S&P gave the following “Major Rating Factors:

— Very strong business position. Chubb continues to distinguish itself from the competition through innovative bundled and unbundled niche product development, exceptional global service capability, and the respected Chubb brand name reinforced by strong underwriting discipline.

— Strong capitalization. Despite increased reserve strengthening exceeding $400 million for asbestos liability and specialty commercial business in 2003, Chubb’s Federal Insurance Intercompany Pool improved its consolidated Standard & Poor’s capital adequacy ratio to about 150 percent (preliminary) at year-end 2003 compared with 136 percent in 2002. The increase is attributable to growth in unrealized capital gains as well as a capital contribution to Federal Insurance Co. from Chubb in June 2003. Chubb raised $1.3 billion in common equity and capital securities in June 2003, of which $800 million in proceeds was contributed to Federal Insurance Co.

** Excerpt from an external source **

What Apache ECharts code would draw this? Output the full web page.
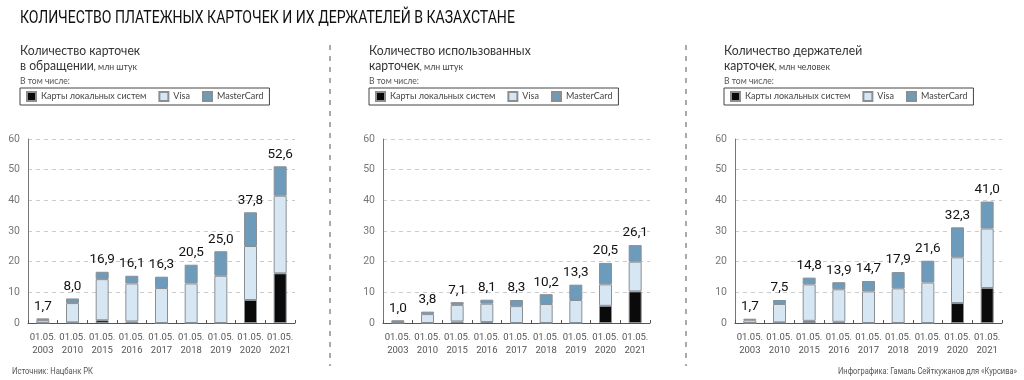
<!DOCTYPE html>
<html>
<head>
<meta charset="utf-8">
<script src="https://cdn.jsdelivr.net/npm/echarts@6/dist/echarts.min.js"></script>
<style>
  html, body { margin: 0; padding: 0; background: #fff; }
  #chart { width: 1024px; height: 380px; }
</style>
</head>
<body>
<div id="chart"></div>
<script>
// даты
const categories = ['01.05.\n2003', '01.05.\n2010', '01.05.\n2015', '01.05.\n2016', '01.05.\n2017', '01.05.\n2018', '01.05.\n2019', '01.05.\n2020', '01.05.\n2021']

// карточки в обращении
const inUseLocal = [0.1, 0.2, 0.9, 0.5, 0, 0, 0, 7.5, 16.2]
const inUseVisa = [0.9, 6.3, 13.4, 12.4, 11.4, 12.9, 15.4, 17.6, 25.3]
const inUseMc = [0.5, 1.5, 2.4, 2.5, 3.7, 6.1, 8.0, 11.0, 9.6]
const inUseTotals = ['1,7', '8,0', '16,9', '16,1', '16,3', '20,5', '25,0', '37,8', '52,6']

// использованные карточки
const usedLocal = [0, 0, 0.5, 0.3, 0, 0, 0, 5.6, 10.3]
const usedVisa = [0.3, 2.9, 5.4, 6.0, 5.5, 6.2, 7.5, 7.0, 9.7]
const usedMc = [0.6, 0.8, 0.9, 1.3, 2.0, 3.2, 5.0, 7.0, 5.4]
const usedTotals = ['1,0', '3,8', '7,1', '8,1', '8,3', '10,2', '13,3', '20,5', '26,1']

// держатели карточек
const holdersLocal = [0, 0.2, 0.7, 0.4, 0, 0, 0, 6.5, 11.4]
const holdersVisa = [0.9, 6.0, 11.9, 10.6, 10.3, 11.3, 13.2, 14.9, 19.4]
const holdersMc = [0.5, 1.3, 2.2, 2.3, 3.4, 5.3, 7.1, 9.8, 8.8]
const holdersTotals = ['1,7', '7,5', '14,8', '13,9', '14,7', '17,9', '21,6', '32,3', '41,0']

const yTicks = { min: 0, max: 60, interval: 10 }

const names = ['Карты локальных систем', 'Visa', 'MasterCard']
const colors = {
  local: '#0a0a0a',
  visa: '#d7e6f3',
  mc: '#6d9bbb'
}

const panels = [
  { left: 28, x: 20, title1: 'Количество карточек', title2: 'в обращении', unit: ', млн штук', data: [inUseLocal, inUseVisa, inUseMc], totals: inUseTotals },
  { left: 383, x: 369, title1: 'Количество использованных', title2: 'карточек', unit: ', млн штук', data: [usedLocal, usedVisa, usedMc], totals: usedTotals },
  { left: 735, x: 724, title1: 'Количество держателей', title2: 'карточек', unit: ', млн человек', data: [holdersLocal, holdersVisa, holdersMc], totals: holdersTotals }
]

const narrow = 'Roboto, "Liberation Sans", sans-serif'
const round = 'Lato, "Noto Sans", sans-serif'

// текст со сжатием по горизонтали
function txt(x, y, style, sx) {
  return { type: 'text', x: x, y: y, scaleX: sx || 1, style: Object.assign({ verticalAlign: 'top' }, style) }
}

const chart = echarts.init(document.getElementById('chart'), null, { renderer: 'canvas' })

const option = {
  backgroundColor: '#fff',
  animation: false,
  grid: [],
  xAxis: [],
  yAxis: [],
  legend: [],
  series: [],
  graphic: []
}

panels.forEach((p, i) => {
  option.grid.push({ left: p.left, width: 267, top: 139, bottom: 57 })
  option.xAxis.push({
    type: 'category',
    gridIndex: i,
    data: categories,
    axisLine: { lineStyle: { color: '#555', width: 1 } },
    axisTick: { show: true, inside: true, length: 3, interval: 0, lineStyle: { color: '#555' } },
    axisLabel: { interval: 0, color: '#555', fontFamily: narrow, fontSize: 9.5, lineHeight: 13, margin: 8 }
  })
  option.yAxis.push({
    type: 'value',
    gridIndex: i,
    min: yTicks.min,
    max: yTicks.max,
    interval: yTicks.interval,
    axisLine: { show: true, lineStyle: { color: '#777' } },
    axisTick: { show: false },
    axisLabel: { color: '#777', fontFamily: narrow, fontSize: 10.5, margin: 8 },
    splitLine: { lineStyle: { color: '#ccc', type: [4, 4] } }
  })
  option.legend.push({
    data: names,
    left: p.x,
    top: 88,
    width: 330,
    orient: 'horizontal',
    borderColor: '#444',
    borderWidth: 1,
    borderRadius: 0,
    padding: [3, 6, 3, 6],
    itemWidth: 9,
    itemHeight: 9,
    itemGap: 12,
    icon: 'rect',
    selectedMode: false,
    textStyle: { fontFamily: round, fontSize: 9, color: '#444' }
  })
  const keys = ['local', 'visa', 'mc']
  p.data.forEach((vals, k) => {
    const s = {
      name: names[k],
      type: 'bar',
      stack: 'p' + i,
      xAxisIndex: i,
      yAxisIndex: i,
      barWidth: 13,
      data: vals,
      itemStyle: { color: colors[keys[k]], borderColor: '#8a8f94', borderWidth: 1 }
    }
    if (k === 2) {
      s.label = {
        show: true,
        position: 'top',
        distance: 5,
        color: '#111',
        fontFamily: narrow,
        fontSize: 13.5,
        formatter: params => p.totals[params.dataIndex]
      }
    }
    option.series.push(s)
  })
  // подзаголовки
  option.graphic.push(txt(p.x, 43, { text: p.title1, font: '14px ' + round, fill: '#333' }, 0.87))
  option.graphic.push(txt(p.x, 58, {
    text: '{a|' + p.title2 + '}{b|' + p.unit + '}',
    rich: {
      a: { fontFamily: round, fontSize: 14, fill: '#333', verticalAlign: 'bottom' },
      b: { fontFamily: round, fontSize: 10, fill: '#444', verticalAlign: 'bottom' }
    }
  }, 0.87))
  option.graphic.push(txt(p.x, 76, { text: 'В том числе:', font: '9.5px ' + round, fill: '#555' }, 0.9))
})

// заголовок
option.graphic.push(txt(20, 9, { text: 'КОЛИЧЕСТВО ПЛАТЕЖНЫХ КАРТОЧЕК И ИХ ДЕРЖАТЕЛЕЙ В КАЗАХСТАНЕ', font: '19px ' + narrow, fill: '#111' }, 0.74))
// разделители
;[330, 686].forEach(x => {
  option.graphic.push({
    type: 'line',
    shape: { x1: x, y1: 45, x2: x, y2: 366 },
    style: { stroke: '#555', lineWidth: 1, lineDash: [5, 6] }
  })
})
// подвал
option.graphic.push(txt(12, 367, { text: 'Источник: Нацбанк РК', font: '9px ' + narrow, fill: '#555' }, 0.85))
option.graphic.push(txt(1017, 367, { text: 'Инфографика: Гамаль Сейткужанов для «Курсива»', font: '9px ' + narrow, fill: '#555', align: 'right' }, 0.83))

chart.setOption(option)
</script>
</body>
</html>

— Strong financial flexibility. Chubb’s consolidated financial leverage was a somewhat conservative 17 percent on a debt-plus-preferred-to-capital basis at year-end 2003. Chubb Corp., the parent, maintains good access to reinsurance and proven access to the capital markets. Chubb’s financial flexibility is greatly enhanced by $1 billion in short-term marketable investments on the parent balance sheet. Standard & Poor’s views the maintenance of these investment holdings as important to counter current business risks inherent inside and outside of the Federal Insurance intercompany pool including nonconstruction surety exposure, catastrophe risk, and the credit derivative business in run-off at affiliate Chubb Financial Solutions.

— Strong profitability. Chubb maintains a diversified portfolio of personal, general commercial, and specialty property/casualty lines of business. Excluding the group’s $250 million asbestos reserve strengthening in 2003, the company’s combined ratio was a healthy 95.5 percent including catastrophe losses. Very strong profitability in the group’s standard commercial lines (excluding asbestos) and personal valuable articles segment was partially offset by adverse loss trend in the group’s specialty commercial segment, and a heavy catastrophe year resulting in lackluster results in the homeowners’ business.”